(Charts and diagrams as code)

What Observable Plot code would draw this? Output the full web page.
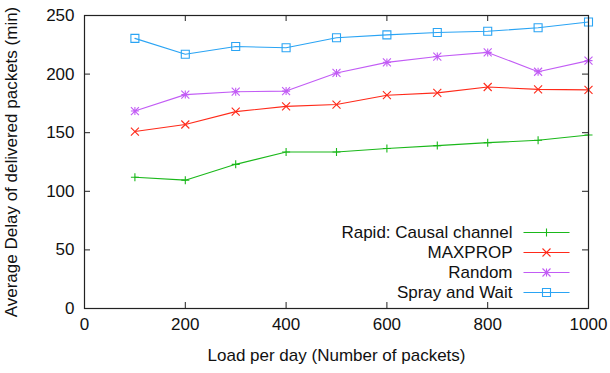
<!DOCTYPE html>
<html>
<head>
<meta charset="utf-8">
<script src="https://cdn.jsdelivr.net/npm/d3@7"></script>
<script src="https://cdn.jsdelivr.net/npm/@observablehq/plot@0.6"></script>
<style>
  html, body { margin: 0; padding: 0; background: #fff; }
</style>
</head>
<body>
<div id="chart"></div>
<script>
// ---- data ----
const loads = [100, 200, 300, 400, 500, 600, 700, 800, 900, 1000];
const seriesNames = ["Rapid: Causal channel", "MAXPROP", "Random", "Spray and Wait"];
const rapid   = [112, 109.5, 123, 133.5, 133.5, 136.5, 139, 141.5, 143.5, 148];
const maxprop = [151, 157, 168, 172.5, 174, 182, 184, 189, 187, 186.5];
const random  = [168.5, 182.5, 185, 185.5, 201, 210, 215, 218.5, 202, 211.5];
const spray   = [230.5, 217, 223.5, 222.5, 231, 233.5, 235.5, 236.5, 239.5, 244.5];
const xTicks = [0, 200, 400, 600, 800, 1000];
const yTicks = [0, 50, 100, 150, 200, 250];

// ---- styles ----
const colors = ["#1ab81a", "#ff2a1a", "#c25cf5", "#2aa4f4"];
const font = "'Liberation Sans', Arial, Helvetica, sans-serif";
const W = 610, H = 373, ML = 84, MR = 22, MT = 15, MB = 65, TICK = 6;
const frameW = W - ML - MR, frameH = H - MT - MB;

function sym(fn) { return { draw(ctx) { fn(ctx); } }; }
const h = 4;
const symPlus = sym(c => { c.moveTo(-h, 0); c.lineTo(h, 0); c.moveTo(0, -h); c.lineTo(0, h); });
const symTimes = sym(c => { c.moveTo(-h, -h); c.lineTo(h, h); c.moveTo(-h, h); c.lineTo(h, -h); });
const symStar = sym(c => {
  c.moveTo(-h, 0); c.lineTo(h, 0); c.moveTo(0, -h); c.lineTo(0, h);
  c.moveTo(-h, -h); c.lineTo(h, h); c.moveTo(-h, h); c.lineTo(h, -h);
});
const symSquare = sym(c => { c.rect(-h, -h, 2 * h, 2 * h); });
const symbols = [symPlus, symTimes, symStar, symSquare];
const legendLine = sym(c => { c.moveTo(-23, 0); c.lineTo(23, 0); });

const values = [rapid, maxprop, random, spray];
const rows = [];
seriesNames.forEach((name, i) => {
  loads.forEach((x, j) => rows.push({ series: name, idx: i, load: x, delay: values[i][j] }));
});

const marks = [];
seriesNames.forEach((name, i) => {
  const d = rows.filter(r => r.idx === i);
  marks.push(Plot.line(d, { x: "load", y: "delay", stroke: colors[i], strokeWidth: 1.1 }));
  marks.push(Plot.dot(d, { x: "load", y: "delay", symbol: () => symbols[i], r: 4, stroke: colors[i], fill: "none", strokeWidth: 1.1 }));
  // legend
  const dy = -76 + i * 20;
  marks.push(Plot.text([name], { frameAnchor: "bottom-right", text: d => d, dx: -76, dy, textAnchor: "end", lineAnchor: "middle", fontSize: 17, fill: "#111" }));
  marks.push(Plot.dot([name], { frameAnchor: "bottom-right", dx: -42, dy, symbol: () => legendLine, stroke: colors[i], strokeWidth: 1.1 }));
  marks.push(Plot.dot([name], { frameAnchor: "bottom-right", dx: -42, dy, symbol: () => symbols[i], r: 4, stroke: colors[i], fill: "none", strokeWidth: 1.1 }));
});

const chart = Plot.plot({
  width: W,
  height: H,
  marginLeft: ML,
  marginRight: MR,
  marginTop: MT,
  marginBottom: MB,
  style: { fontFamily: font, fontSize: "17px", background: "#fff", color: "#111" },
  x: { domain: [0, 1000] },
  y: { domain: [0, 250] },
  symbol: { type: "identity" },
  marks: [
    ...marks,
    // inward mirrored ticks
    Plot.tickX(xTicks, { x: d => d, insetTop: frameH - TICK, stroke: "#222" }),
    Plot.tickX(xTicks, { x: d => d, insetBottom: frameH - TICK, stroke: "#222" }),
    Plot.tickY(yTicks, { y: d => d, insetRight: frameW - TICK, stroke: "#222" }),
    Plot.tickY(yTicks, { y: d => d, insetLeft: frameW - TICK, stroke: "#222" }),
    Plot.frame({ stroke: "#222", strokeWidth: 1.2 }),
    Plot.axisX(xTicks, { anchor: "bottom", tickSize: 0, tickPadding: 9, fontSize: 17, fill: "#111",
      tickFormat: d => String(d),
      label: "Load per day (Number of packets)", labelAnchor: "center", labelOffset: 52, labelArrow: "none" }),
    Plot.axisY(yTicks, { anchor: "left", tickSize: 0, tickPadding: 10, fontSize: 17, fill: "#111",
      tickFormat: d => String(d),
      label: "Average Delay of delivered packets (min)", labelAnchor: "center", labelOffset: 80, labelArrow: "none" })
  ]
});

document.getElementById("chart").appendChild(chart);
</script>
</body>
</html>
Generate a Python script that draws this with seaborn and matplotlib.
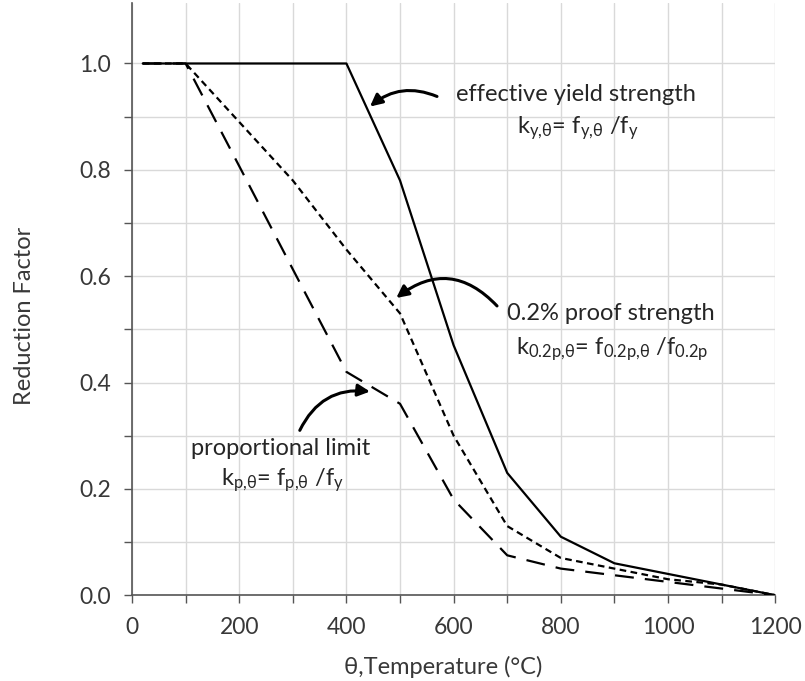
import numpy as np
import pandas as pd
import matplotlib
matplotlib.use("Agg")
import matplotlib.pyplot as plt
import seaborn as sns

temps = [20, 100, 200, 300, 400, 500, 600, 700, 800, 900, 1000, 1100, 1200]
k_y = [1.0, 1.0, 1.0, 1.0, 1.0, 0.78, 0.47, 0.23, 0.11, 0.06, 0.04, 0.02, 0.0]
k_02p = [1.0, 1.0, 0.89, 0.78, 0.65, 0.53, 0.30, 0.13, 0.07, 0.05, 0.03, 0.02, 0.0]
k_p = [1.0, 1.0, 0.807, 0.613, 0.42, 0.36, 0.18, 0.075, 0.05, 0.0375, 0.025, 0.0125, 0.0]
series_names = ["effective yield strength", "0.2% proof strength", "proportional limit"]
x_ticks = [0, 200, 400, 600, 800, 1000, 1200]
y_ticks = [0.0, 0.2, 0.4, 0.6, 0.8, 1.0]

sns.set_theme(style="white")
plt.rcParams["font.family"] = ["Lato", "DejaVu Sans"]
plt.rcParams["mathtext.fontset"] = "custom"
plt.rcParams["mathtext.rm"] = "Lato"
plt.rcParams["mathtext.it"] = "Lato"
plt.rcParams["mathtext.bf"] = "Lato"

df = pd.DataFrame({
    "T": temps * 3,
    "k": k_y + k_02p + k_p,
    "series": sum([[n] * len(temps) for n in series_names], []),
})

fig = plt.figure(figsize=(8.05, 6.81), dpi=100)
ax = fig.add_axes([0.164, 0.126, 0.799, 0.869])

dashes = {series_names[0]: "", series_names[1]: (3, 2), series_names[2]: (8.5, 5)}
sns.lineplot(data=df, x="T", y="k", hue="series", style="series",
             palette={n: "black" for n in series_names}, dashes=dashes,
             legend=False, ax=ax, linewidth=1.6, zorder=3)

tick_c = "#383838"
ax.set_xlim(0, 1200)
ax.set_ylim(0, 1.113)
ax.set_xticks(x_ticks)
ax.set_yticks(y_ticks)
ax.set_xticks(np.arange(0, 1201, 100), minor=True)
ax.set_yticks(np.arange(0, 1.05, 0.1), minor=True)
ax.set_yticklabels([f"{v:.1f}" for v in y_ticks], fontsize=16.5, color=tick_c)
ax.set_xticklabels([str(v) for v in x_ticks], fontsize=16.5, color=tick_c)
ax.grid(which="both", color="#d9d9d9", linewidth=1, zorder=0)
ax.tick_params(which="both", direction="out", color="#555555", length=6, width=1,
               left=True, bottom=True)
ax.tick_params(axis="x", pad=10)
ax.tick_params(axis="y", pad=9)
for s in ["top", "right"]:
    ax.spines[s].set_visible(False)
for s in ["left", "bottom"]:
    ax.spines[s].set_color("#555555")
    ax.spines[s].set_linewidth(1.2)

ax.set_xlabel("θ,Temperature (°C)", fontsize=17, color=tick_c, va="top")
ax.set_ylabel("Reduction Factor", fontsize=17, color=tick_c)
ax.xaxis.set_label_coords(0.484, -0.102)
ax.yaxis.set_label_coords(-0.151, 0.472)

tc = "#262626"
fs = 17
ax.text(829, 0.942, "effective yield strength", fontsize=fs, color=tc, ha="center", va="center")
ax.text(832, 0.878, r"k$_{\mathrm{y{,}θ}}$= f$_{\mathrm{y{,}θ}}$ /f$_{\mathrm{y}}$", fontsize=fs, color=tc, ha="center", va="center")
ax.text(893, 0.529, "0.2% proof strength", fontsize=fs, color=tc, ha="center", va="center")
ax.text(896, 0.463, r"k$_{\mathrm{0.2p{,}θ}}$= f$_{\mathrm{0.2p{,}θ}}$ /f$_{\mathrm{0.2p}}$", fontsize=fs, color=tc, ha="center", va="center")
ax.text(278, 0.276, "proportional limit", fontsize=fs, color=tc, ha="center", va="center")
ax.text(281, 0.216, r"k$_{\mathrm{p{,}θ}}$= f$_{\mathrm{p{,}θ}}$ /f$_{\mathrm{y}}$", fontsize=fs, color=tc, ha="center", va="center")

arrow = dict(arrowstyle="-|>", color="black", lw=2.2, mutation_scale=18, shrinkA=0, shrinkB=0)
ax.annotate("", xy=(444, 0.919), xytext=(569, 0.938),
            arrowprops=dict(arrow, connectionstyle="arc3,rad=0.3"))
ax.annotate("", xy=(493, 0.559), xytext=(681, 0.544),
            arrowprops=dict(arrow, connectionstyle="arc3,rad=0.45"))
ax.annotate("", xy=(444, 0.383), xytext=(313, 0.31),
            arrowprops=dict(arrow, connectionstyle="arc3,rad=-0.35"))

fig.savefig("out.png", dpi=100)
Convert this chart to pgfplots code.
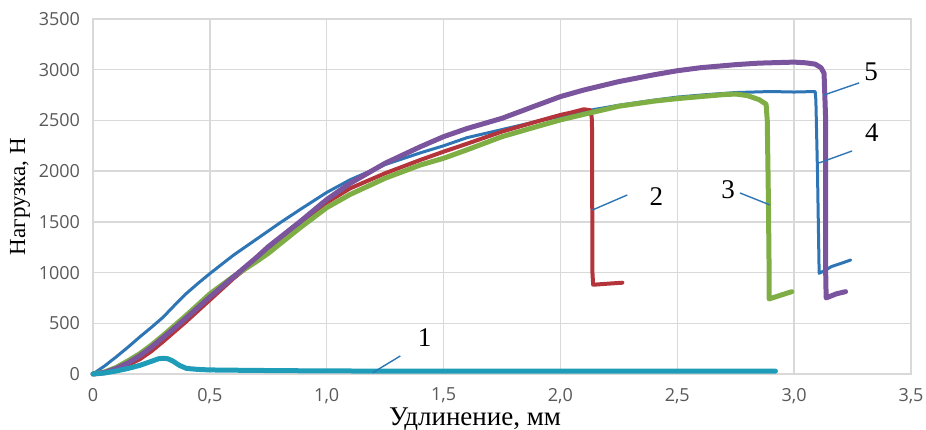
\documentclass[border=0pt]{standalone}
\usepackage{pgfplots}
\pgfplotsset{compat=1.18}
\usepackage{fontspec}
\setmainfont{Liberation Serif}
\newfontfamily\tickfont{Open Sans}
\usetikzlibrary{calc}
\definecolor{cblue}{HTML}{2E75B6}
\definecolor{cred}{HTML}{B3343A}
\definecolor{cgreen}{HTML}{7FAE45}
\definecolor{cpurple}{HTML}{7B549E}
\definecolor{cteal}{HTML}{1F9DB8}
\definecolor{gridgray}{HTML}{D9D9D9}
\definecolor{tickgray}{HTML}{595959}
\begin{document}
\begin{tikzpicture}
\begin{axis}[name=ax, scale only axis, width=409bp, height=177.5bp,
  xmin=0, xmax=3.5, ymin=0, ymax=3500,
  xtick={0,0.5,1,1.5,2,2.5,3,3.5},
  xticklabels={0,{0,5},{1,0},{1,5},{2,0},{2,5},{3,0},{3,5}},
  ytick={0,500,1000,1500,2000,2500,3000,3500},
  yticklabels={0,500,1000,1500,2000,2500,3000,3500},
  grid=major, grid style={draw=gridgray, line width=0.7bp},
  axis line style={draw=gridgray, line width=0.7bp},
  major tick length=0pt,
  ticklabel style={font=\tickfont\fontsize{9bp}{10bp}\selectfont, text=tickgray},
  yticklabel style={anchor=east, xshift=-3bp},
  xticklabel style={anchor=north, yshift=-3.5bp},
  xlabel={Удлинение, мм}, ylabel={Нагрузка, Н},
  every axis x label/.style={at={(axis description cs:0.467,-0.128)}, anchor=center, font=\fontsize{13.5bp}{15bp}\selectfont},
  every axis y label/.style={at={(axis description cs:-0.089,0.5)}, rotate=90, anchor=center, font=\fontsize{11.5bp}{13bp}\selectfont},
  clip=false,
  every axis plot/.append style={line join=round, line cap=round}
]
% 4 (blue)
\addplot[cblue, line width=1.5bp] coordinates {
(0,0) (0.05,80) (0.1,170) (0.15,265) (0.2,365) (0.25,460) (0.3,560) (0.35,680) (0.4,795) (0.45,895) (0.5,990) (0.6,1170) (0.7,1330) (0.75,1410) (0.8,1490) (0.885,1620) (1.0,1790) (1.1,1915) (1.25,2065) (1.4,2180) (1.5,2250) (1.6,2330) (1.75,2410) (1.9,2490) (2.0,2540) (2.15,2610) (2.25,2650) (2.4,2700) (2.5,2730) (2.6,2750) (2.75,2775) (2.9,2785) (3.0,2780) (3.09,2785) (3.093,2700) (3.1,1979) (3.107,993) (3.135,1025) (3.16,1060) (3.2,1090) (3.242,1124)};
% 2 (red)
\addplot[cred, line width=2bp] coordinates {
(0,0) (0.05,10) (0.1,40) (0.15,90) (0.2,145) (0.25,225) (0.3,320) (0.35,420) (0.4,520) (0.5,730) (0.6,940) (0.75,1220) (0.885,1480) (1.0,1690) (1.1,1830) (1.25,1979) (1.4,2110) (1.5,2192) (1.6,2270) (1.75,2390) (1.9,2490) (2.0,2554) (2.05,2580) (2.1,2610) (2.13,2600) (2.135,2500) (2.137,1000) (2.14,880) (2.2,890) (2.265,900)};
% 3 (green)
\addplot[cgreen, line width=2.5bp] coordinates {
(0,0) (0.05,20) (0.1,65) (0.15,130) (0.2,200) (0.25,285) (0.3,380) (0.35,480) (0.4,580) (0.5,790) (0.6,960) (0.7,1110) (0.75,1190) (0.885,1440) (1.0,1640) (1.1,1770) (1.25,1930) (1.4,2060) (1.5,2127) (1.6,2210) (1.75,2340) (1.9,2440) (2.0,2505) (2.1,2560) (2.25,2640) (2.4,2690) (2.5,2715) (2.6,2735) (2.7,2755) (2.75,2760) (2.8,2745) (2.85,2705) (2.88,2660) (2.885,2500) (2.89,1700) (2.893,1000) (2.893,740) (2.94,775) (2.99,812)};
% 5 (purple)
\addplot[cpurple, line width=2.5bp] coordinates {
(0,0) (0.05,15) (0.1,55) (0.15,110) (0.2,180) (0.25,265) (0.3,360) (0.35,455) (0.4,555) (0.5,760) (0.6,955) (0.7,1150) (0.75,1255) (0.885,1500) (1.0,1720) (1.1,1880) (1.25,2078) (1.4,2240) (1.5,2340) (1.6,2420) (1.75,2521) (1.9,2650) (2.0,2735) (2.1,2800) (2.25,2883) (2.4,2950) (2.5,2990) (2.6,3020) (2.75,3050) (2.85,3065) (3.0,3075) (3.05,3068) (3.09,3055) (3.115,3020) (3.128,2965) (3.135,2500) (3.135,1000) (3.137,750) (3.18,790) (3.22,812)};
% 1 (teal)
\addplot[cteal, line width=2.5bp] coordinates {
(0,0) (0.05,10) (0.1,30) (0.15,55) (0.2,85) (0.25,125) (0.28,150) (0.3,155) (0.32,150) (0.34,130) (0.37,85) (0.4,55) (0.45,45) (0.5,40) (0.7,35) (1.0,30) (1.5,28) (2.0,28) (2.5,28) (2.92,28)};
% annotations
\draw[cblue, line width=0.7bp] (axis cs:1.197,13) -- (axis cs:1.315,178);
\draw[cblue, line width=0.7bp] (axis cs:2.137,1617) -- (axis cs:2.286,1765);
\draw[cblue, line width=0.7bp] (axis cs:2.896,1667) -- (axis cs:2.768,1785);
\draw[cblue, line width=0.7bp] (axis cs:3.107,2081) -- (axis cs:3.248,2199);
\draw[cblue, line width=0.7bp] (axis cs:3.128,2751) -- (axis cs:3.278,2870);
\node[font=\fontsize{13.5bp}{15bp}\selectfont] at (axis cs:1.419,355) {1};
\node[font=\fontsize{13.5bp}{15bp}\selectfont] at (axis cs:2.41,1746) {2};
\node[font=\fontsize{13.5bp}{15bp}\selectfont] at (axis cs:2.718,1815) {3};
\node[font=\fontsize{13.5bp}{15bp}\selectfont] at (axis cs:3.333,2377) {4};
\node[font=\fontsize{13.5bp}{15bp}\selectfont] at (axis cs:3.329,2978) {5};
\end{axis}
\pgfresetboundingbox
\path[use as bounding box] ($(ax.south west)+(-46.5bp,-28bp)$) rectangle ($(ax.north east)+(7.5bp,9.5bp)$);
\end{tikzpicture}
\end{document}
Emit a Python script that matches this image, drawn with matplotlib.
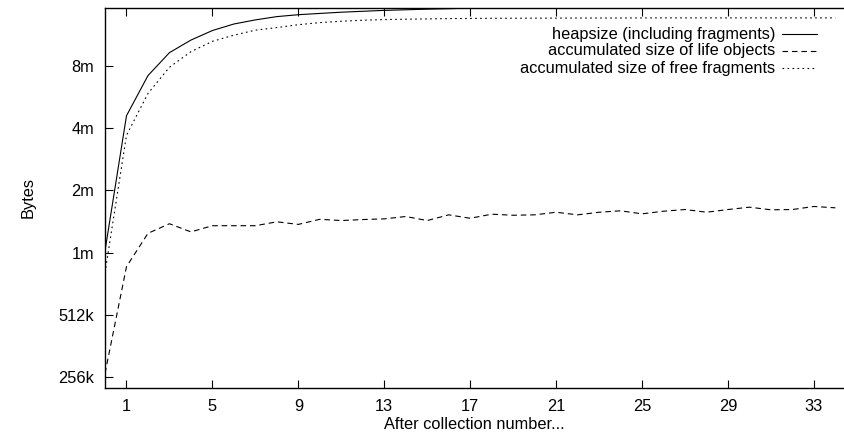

### DO THIS
Above are the records; repeat their lines from the first through the line containing "const yTicks = [0, 50, 100, 150, 200, 250];", and leave out each picture.

### THE COMPLETED TASK
What Observable Plot code would draw this? Output the full web page.
<!DOCTYPE html>
<html>
<head>
<meta charset="utf-8">
<script src="https://cdn.jsdelivr.net/npm/d3@7"></script>
<script src="https://cdn.jsdelivr.net/npm/@observablehq/plot@0.6"></script>
<style>
  html, body { margin: 0; padding: 0; background: #fff; }
</style>
</head>
<body>
<div id="chart"></div>
<script>
// ---- data ----
const loads = [100, 200, 300, 400, 500, 600, 700, 800, 900, 1000];
const seriesNames = ["Rapid: Causal channel", "MAXPROP", "Random", "Spray and Wait"];
const rapid   = [112, 109.5, 123, 133.5, 133.5, 136.5, 139, 141.5, 143.5, 148];
const maxprop = [151, 157, 168, 172.5, 174, 182, 184, 189, 187, 186.5];
const random  = [168.5, 182.5, 185, 185.5, 201, 210, 215, 218.5, 202, 211.5];
const spray   = [230.5, 217, 223.5, 222.5, 231, 233.5, 235.5, 236.5, 239.5, 244.5];
const xTicks = [0, 200, 400, 600, 800, 1000];
const yTicks = [0, 50, 100, 150, 200, 250];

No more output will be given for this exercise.